The federal and state natural resource trustees estimate that the Cosco Busan spill killed 6,849 birds, impacted 14 to 29 percent of the herring spawn that winter, oiled 3,367 acres of shoreline habitat and resulted in the loss of more than one million recreational user-days.

A result of a multi-governmental effort by federal and state agencies, and municipal governments, the settlement is expected to fully compensate (in addition to previously reimbursed costs) for the natural resources and other damages and costs resulting from the spill.

The portion of the settlement for lost human uses of the shoreline and the bay, $18.8 million, constitutes one of the largest human use recoveries for any oil spill in the United States.
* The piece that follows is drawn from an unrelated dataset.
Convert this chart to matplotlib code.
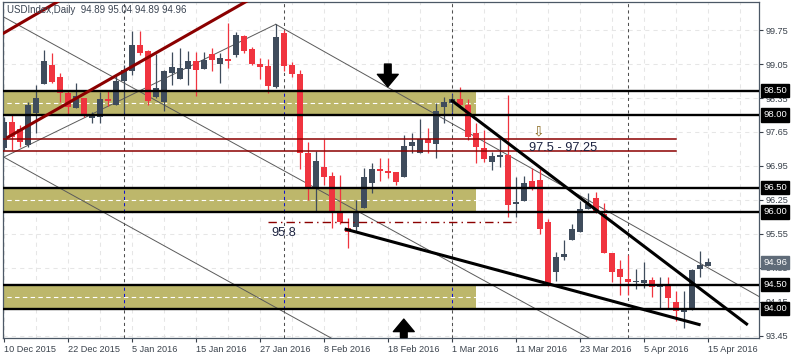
import matplotlib
matplotlib.use("Agg")
import matplotlib.pyplot as plt

plt.rcParams['font.family'] = ['Liberation Sans', 'DejaVu Sans']

# daily bars, 10 Dec 2015 .. 15 Apr 2016 (bar index = position on chart)
opens = [97.32, 97.85, 97.71, 97.38, 98.04, 98.64, 99.03, 98.78, 98.45, 98.14,
         98.35, 97.94, 97.96, 98.33, 98.20, 98.70, 98.90, 99.44, 99.32, 98.37,
         98.27, 98.86, 98.74, 98.95, 99.11, 98.95, 99.26, 99.05, 99.15, 99.23,
         99.63, 99.36, 99.05, 99.01, 98.57, 99.69, 99.03, 98.84, 97.22, 96.49,
         96.92, 96.74, 96.00, 95.67, 95.69, 96.08, 96.60, 96.88, 96.84, 96.82,
         96.72, 97.36, 97.22, 97.50, 97.40, 98.16, 98.24, 98.33, 98.20, 97.63,
         97.32, 97.03, 97.13, 97.17, 96.16, 96.22, 96.64, 96.66, 95.79, 94.76,
         95.07, 95.42, 95.59, 96.06, 96.29, 95.96, 95.15, 94.82, 94.62, 94.55,
         94.53, 94.60, 94.45, 94.47, 94.14, 93.94, 93.98, 94.82, 94.89]
highs = [97.96, 98.00, 97.79, 98.27, 98.62, 99.34, 99.28, 98.86, 98.51, 98.66,
         98.35, 98.06, 98.47, 98.49, 98.80, 99.03, 99.73, 99.73, 99.34, 99.26,
         98.93, 99.30, 99.38, 99.32, 99.30, 99.30, 99.38, 99.28, 99.89, 99.71,
         99.65, 99.40, 99.17, 99.15, 99.87, 99.75, 99.09, 98.93, 97.44, 97.26,
         97.50, 96.82, 96.76, 95.87, 96.24, 96.90, 97.01, 97.11, 97.11, 96.82,
         97.59, 97.63, 97.91, 97.73, 98.24, 98.37, 98.43, 98.57, 98.33, 97.83,
         97.69, 97.24, 97.54, 98.41, 96.72, 96.74, 96.90, 96.88, 95.85, 95.17,
         95.42, 95.75, 96.22, 96.39, 96.41, 96.18, 95.15, 95.01, 95.11, 94.82,
         94.97, 94.66, 94.66, 94.66, 94.37, 94.37, 94.82, 95.19, 95.04]
lows = [97.28, 97.28, 97.34, 97.34, 97.63, 98.64, 98.66, 98.27, 98.00, 98.14,
        97.96, 97.83, 97.83, 98.18, 98.20, 98.04, 98.82, 99.23, 98.20, 98.35,
        98.08, 98.62, 98.74, 98.62, 98.39, 98.95, 98.90, 98.66, 98.97, 99.19,
        99.28, 99.03, 98.74, 98.45, 98.55, 98.90, 98.78, 96.88, 96.24, 96.00,
        96.55, 95.67, 95.75, 95.26, 95.61, 96.08, 96.39, 96.64, 96.70, 96.55,
        96.72, 97.22, 97.22, 97.22, 97.11, 97.83, 98.06, 98.18, 97.48, 97.01,
        97.03, 96.86, 96.92, 95.89, 95.89, 96.22, 96.45, 95.54, 94.47, 94.57,
        95.01, 95.42, 95.59, 96.06, 95.98, 95.15, 94.55, 94.29, 94.29, 94.41,
        94.43, 94.24, 94.02, 94.02, 93.75, 93.61, 93.98, 94.66, 94.89]
closes = [97.85, 97.54, 97.44, 98.20, 98.35, 99.11, 98.68, 98.45, 98.16, 98.39,
          97.98, 98.00, 98.33, 98.29, 98.70, 98.93, 99.44, 99.28, 98.29, 98.55,
          98.90, 98.99, 98.97, 99.11, 98.93, 99.13, 99.13, 99.17, 99.11, 99.64,
          99.32, 99.05, 98.99, 98.60, 99.61, 99.01, 98.84, 97.22, 96.49, 97.05,
          96.72, 96.00, 95.79, 95.59, 96.00, 96.72, 96.88, 96.84, 96.80, 96.62,
          97.36, 97.44, 97.50, 97.42, 98.08, 98.27, 98.33, 98.20, 97.54, 97.34,
          97.09, 97.15, 97.17, 96.14, 96.20, 96.60, 96.49, 95.65, 94.47, 95.07,
          95.13, 95.65, 96.06, 96.16, 95.98, 95.15, 94.76, 94.66, 94.55, 94.57,
          94.60, 94.45, 94.49, 94.22, 93.96, 94.00, 94.80, 94.90, 94.96]

date_labels = ["10 Dec 2015", "22 Dec 2015", "5 Jan 2016", "15 Jan 2016", "27 Jan 2016",
               "8 Feb 2016", "18 Feb 2016", "1 Mar 2016", "11 Mar 2016", "23 Mar 2016",
               "5 Apr 2016", "15 Apr 2016"]
date_label_idx = [0, 8, 16, 24, 32, 40, 48, 56, 64, 72, 80, 88]
month_start_idx = [15, 35, 56, 78]
price_ticks = [99.75, 99.05, 98.35, 97.65, 96.95, 96.25, 95.55, 94.85, 94.15, 93.45]

# drawn objects
levels = [98.50, 98.00, 96.50, 96.00, 94.50, 94.00]
zones = [(98.00, 98.50), (96.00, 96.50), (94.00, 94.50)]
zone_end = 59
target_lines = [97.50, 97.25]
target_end = 84
dashed_level = 95.8
dashed_span = (33, 64)
last_price = 94.96

# trend lines: (bar0, price0, bar1, price1)
red_channel = [(0, 99.69, 10, 100.65), (0.5, 97.54, 32, 100.50)]
grey_lines = [(0, 97.13, 34, 99.87), (34, 99.87, 95, 94.20),
              (-1, 100.11, 75, 93.23), (0, 97.13, 42, 93.30)]
black_trend = [(55.9, 98.31, 93, 93.67), (42.6, 95.65, 87.1, 93.67)]

bull_c = '#3f4c5c'
bear_c = '#f0343f'
zone_c = '#bdb76b'

fig = plt.figure(figsize=(8, 3.6), dpi=100)
ax = fig.add_axes([3 / 800, 22 / 360, 756 / 800, 336 / 360])
ax.set_xlim(-0.1, 94.4)
ax.set_ylim(93.40, 100.33)

# grid
for i in range(0, 95, 4):
    ax.axvline(i, color='#e6e6e6', lw=0.75, ls=(0, (4, 4)), zorder=0)
for p in price_ticks:
    ax.axhline(p, color='#e6e6e6', lw=0.75, ls=(0, (4, 4)), zorder=0)

# month separators
for m in month_start_idx:
    ax.axvline(m, color='#505050', lw=0.75, ls=(0, (3, 3)), zorder=0.5)

# zones
for lo, hi in zones:
    ax.fill_between([-1, zone_end], lo, hi, color=zone_c, lw=0, zorder=1)
    ax.plot([-1, zone_end], [(lo + hi) / 2] * 2, color='white', lw=0.8,
            ls=(0, (4, 3)), zorder=1.2)
    for m in month_start_idx:
        if m < zone_end:
            ax.plot([m, m], [lo, hi], color='#1010d0', lw=0.75, ls=(0, (3, 3)), zorder=1.3)

# grey channel lines
for x0, y0, x1, y1 in grey_lines:
    ax.plot([x0, x1], [y0, y1], color='#5a5a5a', lw=0.7, zorder=2)

# candles
xs = list(range(len(opens)))
cols = [bull_c if c >= o else bear_c for o, c in zip(opens, closes)]
ax.vlines(xs, lows, highs, colors=cols, lw=0.9, zorder=3)
bottoms = [min(o, c) for o, c in zip(opens, closes)]
heights = [max(abs(c - o), 0.03) for o, c in zip(opens, closes)]
ax.bar(xs, heights, bottom=bottoms, width=0.68, color=cols, lw=0, zorder=3.5)

# horizontal levels
for lv in levels:
    ax.axhline(lv, color='black', lw=1.7, zorder=5)
for t in target_lines:
    ax.plot([-1, target_end], [t, t], color='#8b0000', lw=1.1, zorder=5)
ax.plot(dashed_span, [dashed_level] * 2, color='#8b0000', lw=1.0,
        ls=(0, (6, 3, 1, 3)), zorder=5)

# trend lines
for x0, y0, x1, y1 in red_channel:
    ax.plot([x0, x1], [y0, y1], color='#8b0000', lw=2.2, zorder=5)
for x0, y0, x1, y1 in black_trend:
    ax.plot([x0, x1], [y0, y1], color='black', lw=2.2, zorder=5,
            solid_capstyle='butt')

# annotations
ax.text(33.5, 95.57, '95.8', fontsize=9.2, color='#1c2340', va='center', zorder=6)
ax.text(65.6, 97.31, '97.5 - 97.25', fontsize=9.2, color='#1c2340', va='center', zorder=6)
ax.text(66.8, 97.65, '⇩', fontsize=10, color='#8a6a20', ha='center', va='center',
        family=['DejaVu Sans'], zorder=6)
arrow_kw = dict(arrowstyle='simple,head_length=0.45,head_width=0.75,tail_width=0.24',
                fc='black', ec='black', mutation_scale=20, shrinkA=0, shrinkB=0)
ax.annotate('', xy=(48, 98.58), xytext=(48, 99.05), arrowprops=arrow_kw, zorder=7)
ax.annotate('', xy=(50, 93.79), xytext=(50, 93.41), arrowprops=arrow_kw, zorder=7)

# axes styling
for s in ax.spines.values():
    s.set_color('#4c5866')
    s.set_linewidth(0.9)
ax.yaxis.tick_right()
ax.set_yticks(price_ticks)
ax.set_yticklabels([f'{p:.2f}' for p in price_ticks])
ax.set_xticks(date_label_idx)
ax.set_xticklabels(date_labels, ha='left')
ax.tick_params(axis='y', length=3, pad=2, labelsize=6.6, colors='#3a424c')
ax.tick_params(axis='x', length=3, pad=2, labelsize=6.6, colors='#3a424c')

ytr = ax.get_yaxis_transform()
for lv in levels:
    ax.text(1.0055, lv, f'{lv:.2f}', transform=ytr, fontsize=6.8, color='white',
            va='center', ha='left', zorder=10, clip_on=False,
            bbox=dict(boxstyle='square,pad=0.22', fc='black', ec='black'))
ax.text(1.0055, last_price, f'{last_price:.2f}', transform=ytr, fontsize=6.8,
        color='white', va='center', ha='left', zorder=10, clip_on=False,
        bbox=dict(boxstyle='square,pad=0.22', fc='#5f6b78', ec='#5f6b78'))

fig.text(7 / 800, 1 - 10 / 360, 'USDIndex,Daily  94.89 95.04 94.89 94.96',
         fontsize=7, color='#3a4452', va='center', ha='left')

fig.savefig('out.png', dpi=100)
Of this, the National Park Service is receiving approximately $9.75 million to improve coastal access and facilities in the bayside, coastal and estuarine areas of Golden Gate National Recreation Area, San Francisco Maritime National Historical Park and Point Reyes National Seashore.
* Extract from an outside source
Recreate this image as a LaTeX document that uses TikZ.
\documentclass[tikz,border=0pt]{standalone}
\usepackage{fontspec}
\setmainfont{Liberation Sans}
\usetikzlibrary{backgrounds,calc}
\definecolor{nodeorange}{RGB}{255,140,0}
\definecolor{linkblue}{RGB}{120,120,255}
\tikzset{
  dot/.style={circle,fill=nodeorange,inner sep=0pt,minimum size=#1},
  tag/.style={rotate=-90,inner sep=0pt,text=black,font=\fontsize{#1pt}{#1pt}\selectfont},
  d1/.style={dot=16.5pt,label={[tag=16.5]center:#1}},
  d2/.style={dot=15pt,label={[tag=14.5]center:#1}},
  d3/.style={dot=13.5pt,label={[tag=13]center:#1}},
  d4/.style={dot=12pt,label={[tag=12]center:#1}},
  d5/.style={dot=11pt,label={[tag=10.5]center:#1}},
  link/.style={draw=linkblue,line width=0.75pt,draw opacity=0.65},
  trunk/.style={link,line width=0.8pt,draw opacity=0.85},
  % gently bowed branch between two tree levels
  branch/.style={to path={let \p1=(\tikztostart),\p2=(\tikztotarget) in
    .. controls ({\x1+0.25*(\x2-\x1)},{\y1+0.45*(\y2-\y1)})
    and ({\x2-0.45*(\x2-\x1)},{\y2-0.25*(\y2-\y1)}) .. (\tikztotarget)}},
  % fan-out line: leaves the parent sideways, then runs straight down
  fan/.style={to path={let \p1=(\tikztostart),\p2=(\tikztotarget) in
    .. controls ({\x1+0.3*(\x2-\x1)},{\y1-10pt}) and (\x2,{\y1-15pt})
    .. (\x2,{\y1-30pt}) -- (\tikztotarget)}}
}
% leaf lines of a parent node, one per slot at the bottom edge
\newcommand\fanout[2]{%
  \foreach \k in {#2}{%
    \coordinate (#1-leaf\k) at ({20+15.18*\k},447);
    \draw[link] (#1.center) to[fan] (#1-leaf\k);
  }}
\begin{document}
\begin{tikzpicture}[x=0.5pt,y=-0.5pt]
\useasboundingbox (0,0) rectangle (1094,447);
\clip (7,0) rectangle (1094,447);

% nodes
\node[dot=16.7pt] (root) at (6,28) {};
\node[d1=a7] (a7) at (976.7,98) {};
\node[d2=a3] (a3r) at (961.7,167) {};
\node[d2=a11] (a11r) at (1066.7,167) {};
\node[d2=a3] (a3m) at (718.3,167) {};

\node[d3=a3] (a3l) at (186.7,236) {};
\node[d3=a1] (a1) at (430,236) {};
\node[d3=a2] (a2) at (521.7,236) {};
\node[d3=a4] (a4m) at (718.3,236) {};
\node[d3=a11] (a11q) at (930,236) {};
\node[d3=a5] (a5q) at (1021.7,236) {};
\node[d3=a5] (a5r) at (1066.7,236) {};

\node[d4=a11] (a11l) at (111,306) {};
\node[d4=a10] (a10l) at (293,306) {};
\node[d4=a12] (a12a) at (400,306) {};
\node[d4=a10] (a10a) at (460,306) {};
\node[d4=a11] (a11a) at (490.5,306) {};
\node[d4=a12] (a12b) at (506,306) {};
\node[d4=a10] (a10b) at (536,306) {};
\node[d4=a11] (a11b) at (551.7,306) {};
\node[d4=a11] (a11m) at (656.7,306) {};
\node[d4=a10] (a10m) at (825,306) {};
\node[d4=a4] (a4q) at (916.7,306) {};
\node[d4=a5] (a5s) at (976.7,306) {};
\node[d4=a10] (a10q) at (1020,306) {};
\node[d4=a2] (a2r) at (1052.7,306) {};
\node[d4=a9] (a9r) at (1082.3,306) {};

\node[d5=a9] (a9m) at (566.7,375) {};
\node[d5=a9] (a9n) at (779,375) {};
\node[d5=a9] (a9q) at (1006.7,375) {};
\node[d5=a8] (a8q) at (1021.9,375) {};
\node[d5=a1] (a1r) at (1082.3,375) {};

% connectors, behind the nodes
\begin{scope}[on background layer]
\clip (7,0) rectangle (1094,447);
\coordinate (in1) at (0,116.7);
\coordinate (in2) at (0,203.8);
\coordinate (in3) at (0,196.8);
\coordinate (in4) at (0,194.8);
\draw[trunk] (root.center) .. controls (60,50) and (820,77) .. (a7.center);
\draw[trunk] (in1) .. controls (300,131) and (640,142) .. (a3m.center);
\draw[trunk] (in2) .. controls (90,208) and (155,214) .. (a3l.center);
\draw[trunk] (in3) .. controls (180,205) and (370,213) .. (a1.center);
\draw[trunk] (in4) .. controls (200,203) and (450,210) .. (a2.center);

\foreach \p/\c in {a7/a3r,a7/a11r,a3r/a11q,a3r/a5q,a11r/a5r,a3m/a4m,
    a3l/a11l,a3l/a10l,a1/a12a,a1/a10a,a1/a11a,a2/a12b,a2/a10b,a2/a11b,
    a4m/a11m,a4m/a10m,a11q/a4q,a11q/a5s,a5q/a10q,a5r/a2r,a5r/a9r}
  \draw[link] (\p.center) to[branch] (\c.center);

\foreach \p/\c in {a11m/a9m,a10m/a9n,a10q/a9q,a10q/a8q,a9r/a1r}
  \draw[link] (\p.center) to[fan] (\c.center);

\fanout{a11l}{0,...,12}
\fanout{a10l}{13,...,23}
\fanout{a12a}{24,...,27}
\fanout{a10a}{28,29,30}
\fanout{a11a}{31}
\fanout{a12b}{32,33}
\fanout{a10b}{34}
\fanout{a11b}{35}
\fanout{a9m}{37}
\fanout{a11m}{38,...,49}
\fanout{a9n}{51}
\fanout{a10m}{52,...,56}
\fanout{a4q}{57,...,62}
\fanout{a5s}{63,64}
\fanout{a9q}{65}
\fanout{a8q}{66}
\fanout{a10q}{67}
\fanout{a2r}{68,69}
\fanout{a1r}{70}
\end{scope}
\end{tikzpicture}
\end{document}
The remaining $9 million will be disbursed either directly to local government as part of the consent decree or through a grant program to fund shoreline recreational projects throughout the impacted spill areas.

"With this settlement, we are seeing to it that those responsible for the spill are held accountable and that they pay their share for restoring and improving our precious natural resources and public lands," US Secretary of the Interior Ken Salazar said during a press conference on Treasure Island overlooking the site of the 2007 incident.
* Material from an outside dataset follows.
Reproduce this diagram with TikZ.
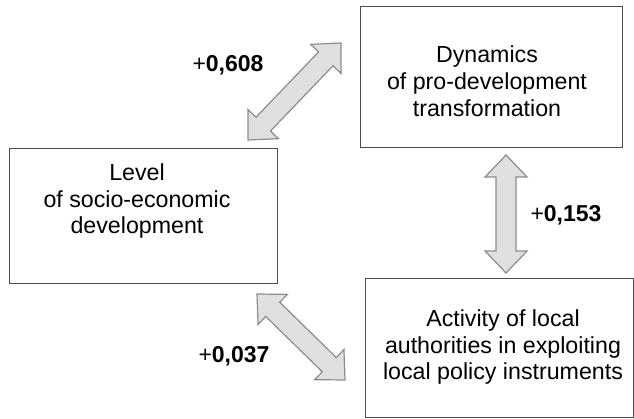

Total Box Volumes At Seattle, Tacoma Ports Drop In August

Containerized cargo levels at the two major Puget Sound ports, reflecting what appears to be a similar downturn across the major West Coast ports, were both down in August compared to the same period last year.

The Port of Seattle continued a fourth-month streak of declining monthly volume numbers, with port officials reporting the handling of a total of 182,808 TEUs in August, a 14.6 percent drop compared to the year-ago period.

Import numbers turned downward sharply in August, with the port handling 66,013 loaded inbound TEUs for the month – a 25.5 percent drop compared to August 2010.

Exports were the sole bright spot for the port, with 52,203 loaded outbound TEUs handled in August, a 9.6 percent gain over the same period last year.

For the calendar year-to-date, the port has handled a total of 1,363,371 TEUs, a 5.3 percent drop from the first nine months of 2010.

Further south, Port of Tacoma officials reported handling a total of 121,033 TEUs in August, a 2.6 percent decline over August of last year.

On the import side, Tacoma handled a total of 40,902 loaded inbound TEUs, a 2 percent increase over the same period last year.

The export side was also bright for Tacoma as well in August, with a total of 26,505 loaded outbound TEUs handled – a strong 16.4 percent increase over export volumes in August 2010.

Tacoma remains in positive territory for the calendar year-to-date, up 1.9 percent over the January to September period last year with 963,533 total TEUs handled.

Total Oakland Port Box Volume Off Slightly In August, Exports Up

Cargo volumes at the Port of Oakland, California's third busiest container port, slid slightly in August, while export box volumes posted growth for the eight month this year.

A total of 216,268 TEUs moved over the Oakland wharves and docks in August, a slight 0.7 percent drop compared to August of last year.

Port officials reported that import box levels also slid slightly downward in August, with 75,891 loaded outbound TEUs handled – 0.9 percent lower than the same month in 2010.

Like most other major West Coast ports in August, Oakland reported an uptick in export box volumes. The port handled a total of 84,817 loaded outbound TEUs for the month, a 6.1 percent increase over August 2010.

For the calendar year-to-date, the port has handled a total of 1,555,578 TEUs, a 2.5 percent increase over totals in the first nine months of last year.